- _Exercise goal_
Leave out any pictures and transcribe all other data below exactly.
--- Data excerpt ---
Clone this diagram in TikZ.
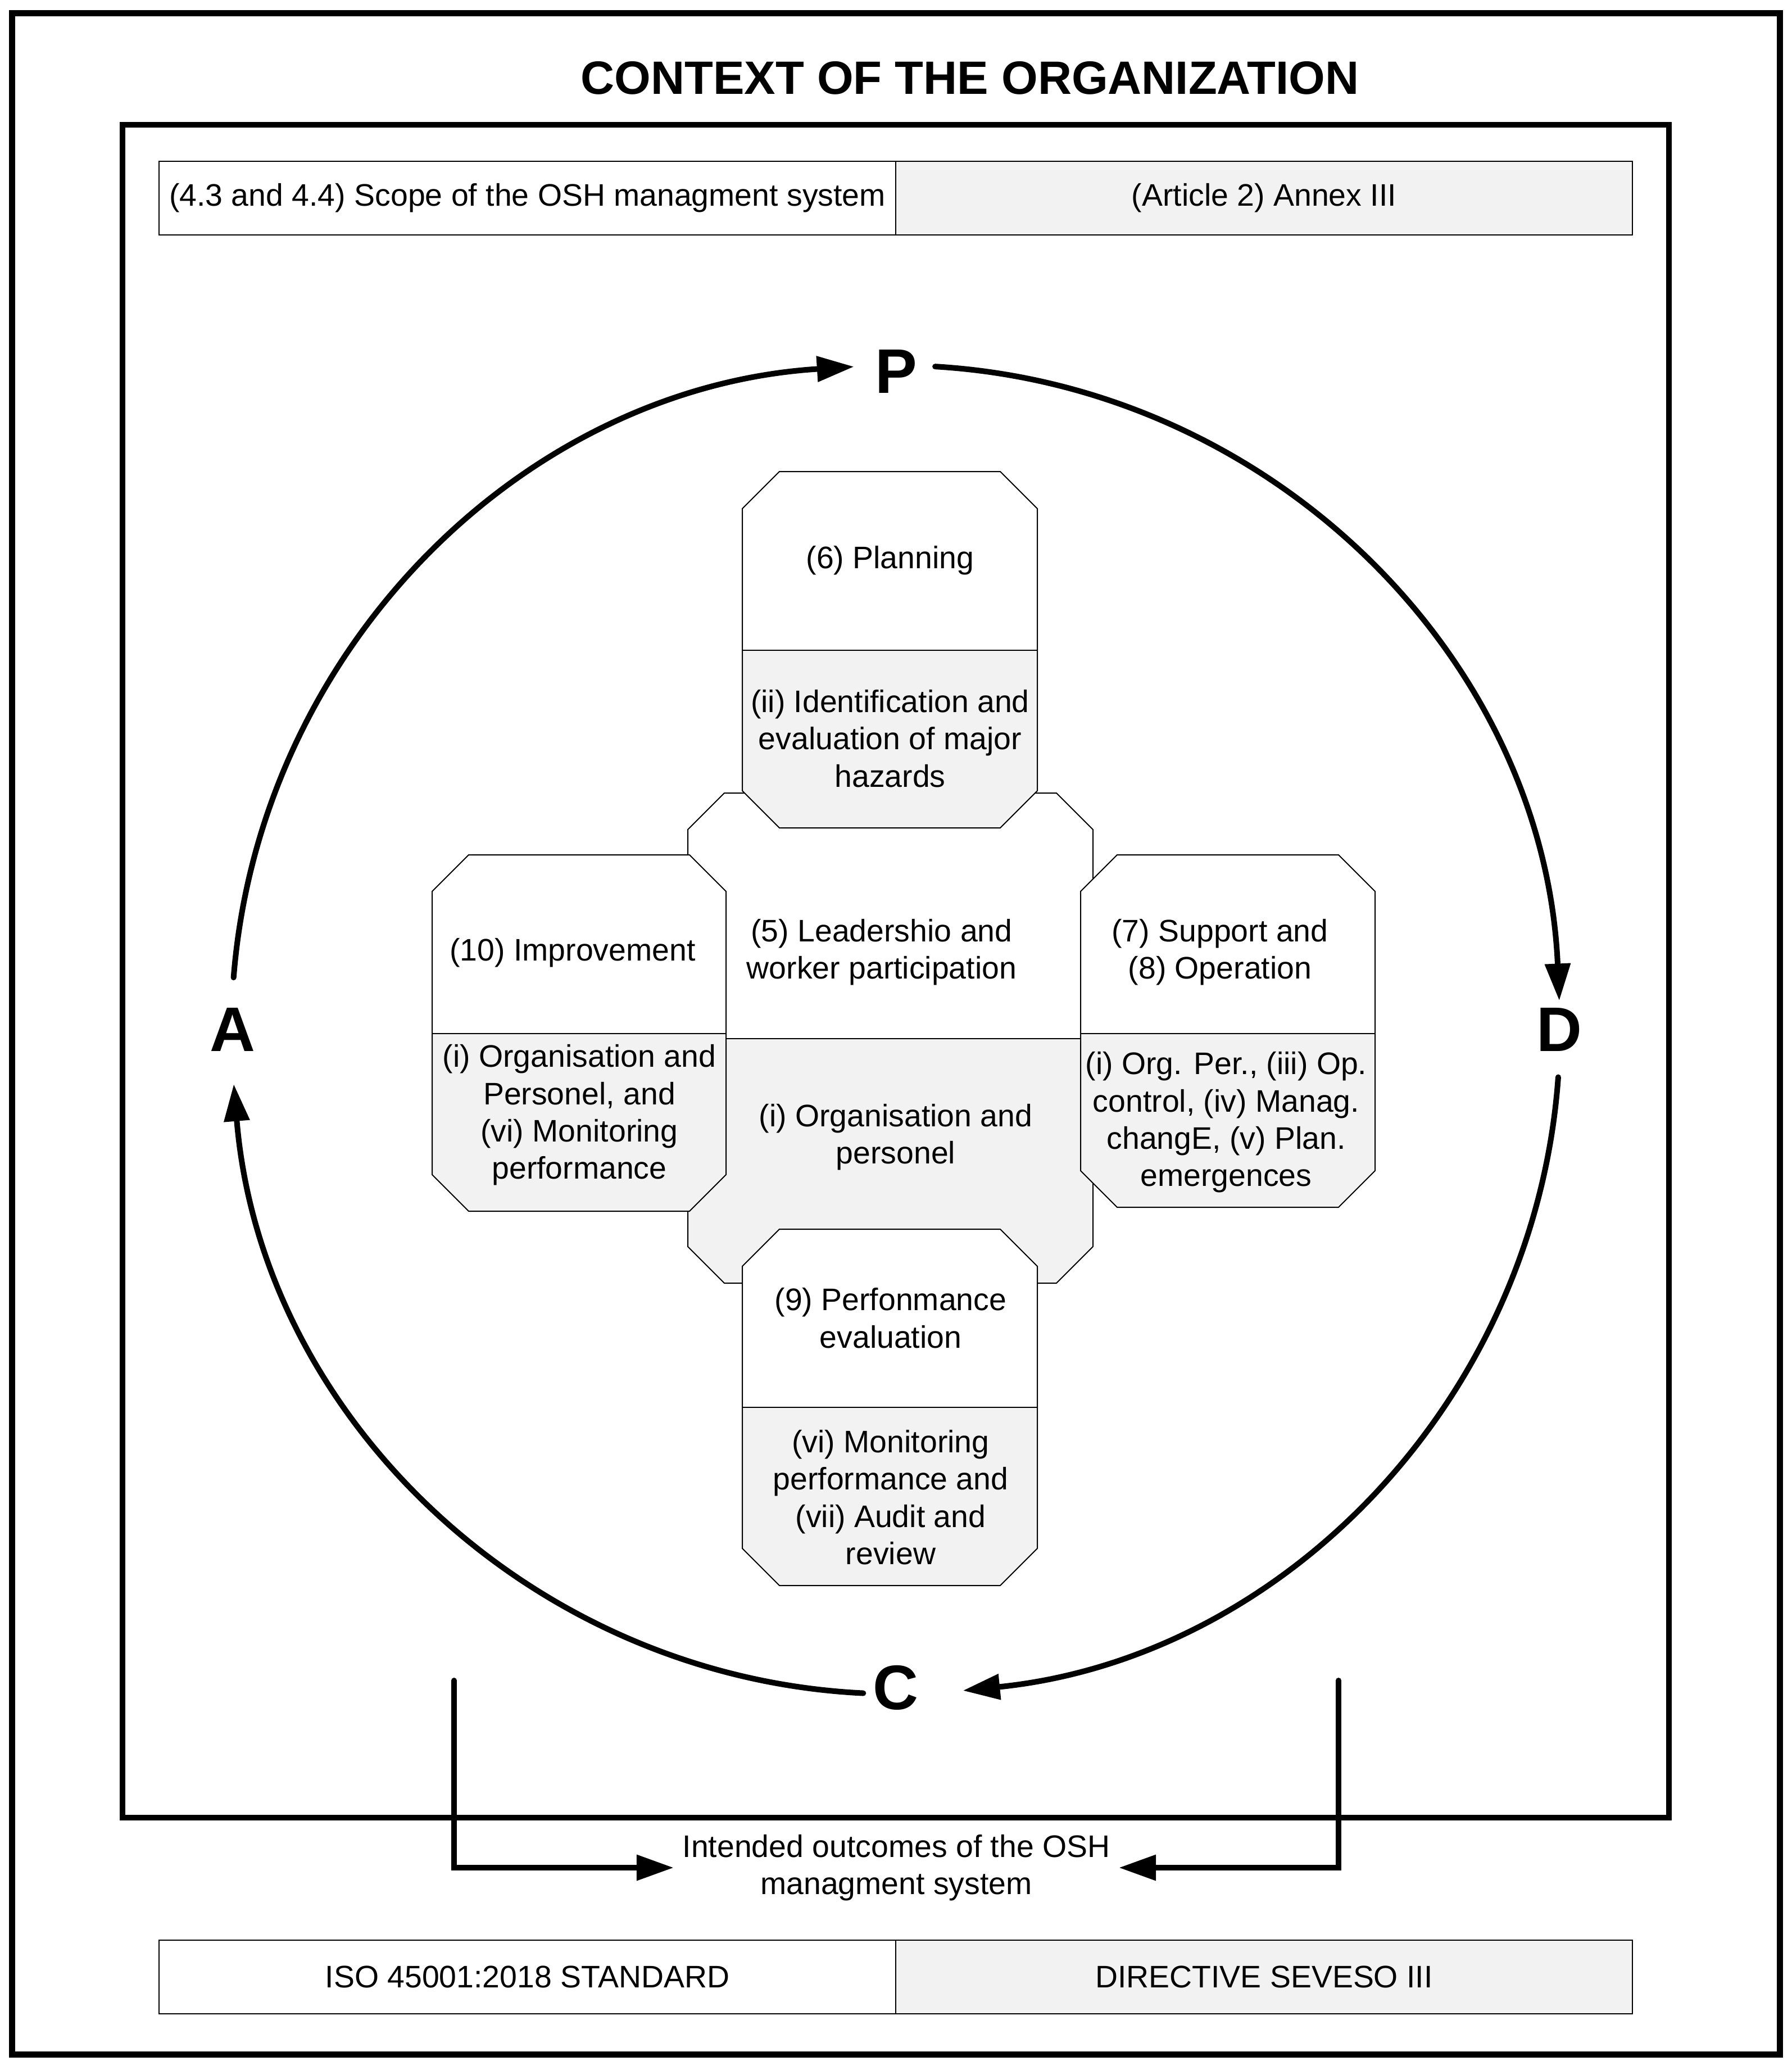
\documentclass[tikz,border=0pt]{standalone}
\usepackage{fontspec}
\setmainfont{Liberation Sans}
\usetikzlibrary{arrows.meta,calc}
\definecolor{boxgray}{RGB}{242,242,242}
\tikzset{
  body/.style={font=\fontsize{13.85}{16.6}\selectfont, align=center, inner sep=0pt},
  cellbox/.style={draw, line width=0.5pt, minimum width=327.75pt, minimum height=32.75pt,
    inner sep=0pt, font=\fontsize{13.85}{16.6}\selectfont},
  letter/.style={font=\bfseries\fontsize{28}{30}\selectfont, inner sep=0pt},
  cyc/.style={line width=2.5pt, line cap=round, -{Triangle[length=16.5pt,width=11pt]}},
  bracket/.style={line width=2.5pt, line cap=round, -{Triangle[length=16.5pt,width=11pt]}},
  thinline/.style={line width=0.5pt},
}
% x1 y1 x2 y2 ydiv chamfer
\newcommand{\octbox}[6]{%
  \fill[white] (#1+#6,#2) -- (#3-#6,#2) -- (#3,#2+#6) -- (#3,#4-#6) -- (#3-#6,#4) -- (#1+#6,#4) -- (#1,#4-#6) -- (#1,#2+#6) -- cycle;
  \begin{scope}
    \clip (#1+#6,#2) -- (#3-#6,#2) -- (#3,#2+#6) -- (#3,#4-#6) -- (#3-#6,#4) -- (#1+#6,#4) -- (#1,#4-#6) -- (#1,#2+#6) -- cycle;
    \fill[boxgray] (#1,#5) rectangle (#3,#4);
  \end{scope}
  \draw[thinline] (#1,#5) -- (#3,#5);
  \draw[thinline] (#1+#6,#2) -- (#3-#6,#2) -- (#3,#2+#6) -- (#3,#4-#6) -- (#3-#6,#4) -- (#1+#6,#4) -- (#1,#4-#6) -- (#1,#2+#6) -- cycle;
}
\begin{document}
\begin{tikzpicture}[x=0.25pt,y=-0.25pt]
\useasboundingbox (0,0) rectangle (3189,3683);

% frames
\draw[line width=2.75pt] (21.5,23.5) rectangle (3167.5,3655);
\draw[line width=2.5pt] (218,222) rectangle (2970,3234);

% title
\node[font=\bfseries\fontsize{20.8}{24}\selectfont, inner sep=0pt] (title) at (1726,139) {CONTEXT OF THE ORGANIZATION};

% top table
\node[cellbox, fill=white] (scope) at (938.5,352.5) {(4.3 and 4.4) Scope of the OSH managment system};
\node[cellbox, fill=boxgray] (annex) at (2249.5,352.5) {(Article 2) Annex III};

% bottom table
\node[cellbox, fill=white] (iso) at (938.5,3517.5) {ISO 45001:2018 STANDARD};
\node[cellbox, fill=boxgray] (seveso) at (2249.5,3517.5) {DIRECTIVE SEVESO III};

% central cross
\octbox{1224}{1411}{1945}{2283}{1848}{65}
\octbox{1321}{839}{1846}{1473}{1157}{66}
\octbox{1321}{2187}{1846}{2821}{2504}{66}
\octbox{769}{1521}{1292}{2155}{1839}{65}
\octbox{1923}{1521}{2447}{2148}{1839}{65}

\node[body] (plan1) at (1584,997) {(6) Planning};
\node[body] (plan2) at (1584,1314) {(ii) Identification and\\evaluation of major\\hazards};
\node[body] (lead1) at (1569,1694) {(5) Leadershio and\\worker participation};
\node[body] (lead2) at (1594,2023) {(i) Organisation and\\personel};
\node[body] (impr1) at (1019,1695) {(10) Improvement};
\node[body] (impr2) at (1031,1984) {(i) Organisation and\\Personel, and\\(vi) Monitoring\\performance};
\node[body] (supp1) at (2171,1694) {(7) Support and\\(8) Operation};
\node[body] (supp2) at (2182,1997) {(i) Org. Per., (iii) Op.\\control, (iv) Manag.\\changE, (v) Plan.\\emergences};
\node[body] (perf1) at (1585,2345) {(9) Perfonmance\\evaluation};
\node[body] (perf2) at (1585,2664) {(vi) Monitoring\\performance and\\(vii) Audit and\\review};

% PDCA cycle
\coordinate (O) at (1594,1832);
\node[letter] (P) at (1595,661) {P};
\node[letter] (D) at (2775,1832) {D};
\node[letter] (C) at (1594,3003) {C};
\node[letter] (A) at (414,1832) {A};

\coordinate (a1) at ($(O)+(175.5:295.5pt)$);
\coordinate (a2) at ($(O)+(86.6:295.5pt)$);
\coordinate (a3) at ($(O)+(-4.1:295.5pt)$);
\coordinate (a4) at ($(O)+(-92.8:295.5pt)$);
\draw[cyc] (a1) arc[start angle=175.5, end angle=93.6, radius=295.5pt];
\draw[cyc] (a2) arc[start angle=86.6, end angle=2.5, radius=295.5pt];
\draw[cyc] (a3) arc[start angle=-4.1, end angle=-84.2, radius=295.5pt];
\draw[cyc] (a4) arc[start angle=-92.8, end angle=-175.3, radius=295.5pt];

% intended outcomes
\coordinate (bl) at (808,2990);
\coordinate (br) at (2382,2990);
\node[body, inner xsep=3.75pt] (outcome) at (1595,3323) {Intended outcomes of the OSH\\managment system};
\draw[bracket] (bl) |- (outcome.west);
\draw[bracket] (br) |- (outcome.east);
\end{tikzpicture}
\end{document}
---
- _Answer to this problem_
Clone this diagram in TikZ.
\documentclass[tikz,border=0pt]{standalone}
\usepackage{fontspec}
\setmainfont{Liberation Sans}
\usetikzlibrary{arrows.meta,calc}
\definecolor{boxgray}{RGB}{242,242,242}
\tikzset{
  body/.style={font=\fontsize{13.85}{16.6}\selectfont, align=center, inner sep=0pt},
  cellbox/.style={draw, line width=0.5pt, minimum width=327.75pt, minimum height=32.75pt,
    inner sep=0pt, font=\fontsize{13.85}{16.6}\selectfont},
  letter/.style={font=\bfseries\fontsize{28}{30}\selectfont, inner sep=0pt},
  cyc/.style={line width=2.5pt, line cap=round, -{Triangle[length=16.5pt,width=11pt]}},
  bracket/.style={line width=2.5pt, line cap=round, -{Triangle[length=16.5pt,width=11pt]}},
  thinline/.style={line width=0.5pt},
}
% x1 y1 x2 y2 ydiv chamfer
\newcommand{\octbox}[6]{%
  \fill[white] (#1+#6,#2) -- (#3-#6,#2) -- (#3,#2+#6) -- (#3,#4-#6) -- (#3-#6,#4) -- (#1+#6,#4) -- (#1,#4-#6) -- (#1,#2+#6) -- cycle;
  \begin{scope}
    \clip (#1+#6,#2) -- (#3-#6,#2) -- (#3,#2+#6) -- (#3,#4-#6) -- (#3-#6,#4) -- (#1+#6,#4) -- (#1,#4-#6) -- (#1,#2+#6) -- cycle;
    \fill[boxgray] (#1,#5) rectangle (#3,#4);
  \end{scope}
  \draw[thinline] (#1,#5) -- (#3,#5);
  \draw[thinline] (#1+#6,#2) -- (#3-#6,#2) -- (#3,#2+#6) -- (#3,#4-#6) -- (#3-#6,#4) -- (#1+#6,#4) -- (#1,#4-#6) -- (#1,#2+#6) -- cycle;
}
\begin{document}
\begin{tikzpicture}[x=0.25pt,y=-0.25pt]
\useasboundingbox (0,0) rectangle (3189,3683);

% frames
\draw[line width=2.75pt] (21.5,23.5) rectangle (3167.5,3655);
\draw[line width=2.5pt] (218,222) rectangle (2970,3234);

% title
\node[font=\bfseries\fontsize{20.8}{24}\selectfont, inner sep=0pt] (title) at (1726,139) {CONTEXT OF THE ORGANIZATION};

% top table
\node[cellbox, fill=white] (scope) at (938.5,352.5) {(4.3 and 4.4) Scope of the OSH managment system};
\node[cellbox, fill=boxgray] (annex) at (2249.5,352.5) {(Article 2) Annex III};

% bottom table
\node[cellbox, fill=white] (iso) at (938.5,3517.5) {ISO 45001:2018 STANDARD};
\node[cellbox, fill=boxgray] (seveso) at (2249.5,3517.5) {DIRECTIVE SEVESO III};

% central cross
\octbox{1224}{1411}{1945}{2283}{1848}{65}
\octbox{1321}{839}{1846}{1473}{1157}{66}
\octbox{1321}{2187}{1846}{2821}{2504}{66}
\octbox{769}{1521}{1292}{2155}{1839}{65}
\octbox{1923}{1521}{2447}{2148}{1839}{65}

\node[body] (plan1) at (1584,997) {(6) Planning};
\node[body] (plan2) at (1584,1314) {(ii) Identification and\\evaluation of major\\hazards};
\node[body] (lead1) at (1569,1694) {(5) Leadershio and\\worker participation};
\node[body] (lead2) at (1594,2023) {(i) Organisation and\\personel};
\node[body] (impr1) at (1019,1695) {(10) Improvement};
\node[body] (impr2) at (1031,1984) {(i) Organisation and\\Personel, and\\(vi) Monitoring\\performance};
\node[body] (supp1) at (2171,1694) {(7) Support and\\(8) Operation};
\node[body] (supp2) at (2182,1997) {(i) Org. Per., (iii) Op.\\control, (iv) Manag.\\changE, (v) Plan.\\emergences};
\node[body] (perf1) at (1585,2345) {(9) Perfonmance\\evaluation};
\node[body] (perf2) at (1585,2664) {(vi) Monitoring\\performance and\\(vii) Audit and\\review};

% PDCA cycle
\coordinate (O) at (1594,1832);
\node[letter] (P) at (1595,661) {P};
\node[letter] (D) at (2775,1832) {D};
\node[letter] (C) at (1594,3003) {C};
\node[letter] (A) at (414,1832) {A};

\coordinate (a1) at ($(O)+(175.5:295.5pt)$);
\coordinate (a2) at ($(O)+(86.6:295.5pt)$);
\coordinate (a3) at ($(O)+(-4.1:295.5pt)$);
\coordinate (a4) at ($(O)+(-92.8:295.5pt)$);
\draw[cyc] (a1) arc[start angle=175.5, end angle=93.6, radius=295.5pt];
\draw[cyc] (a2) arc[start angle=86.6, end angle=2.5, radius=295.5pt];
\draw[cyc] (a3) arc[start angle=-4.1, end angle=-84.2, radius=295.5pt];
\draw[cyc] (a4) arc[start angle=-92.8, end angle=-175.3, radius=295.5pt];

% intended outcomes
\coordinate (bl) at (808,2990);
\coordinate (br) at (2382,2990);
\node[body, inner xsep=3.75pt] (outcome) at (1595,3323) {Intended outcomes of the OSH\\managment system};
\draw[bracket] (bl) |- (outcome.west);
\draw[bracket] (br) |- (outcome.east);
\end{tikzpicture}
\end{document}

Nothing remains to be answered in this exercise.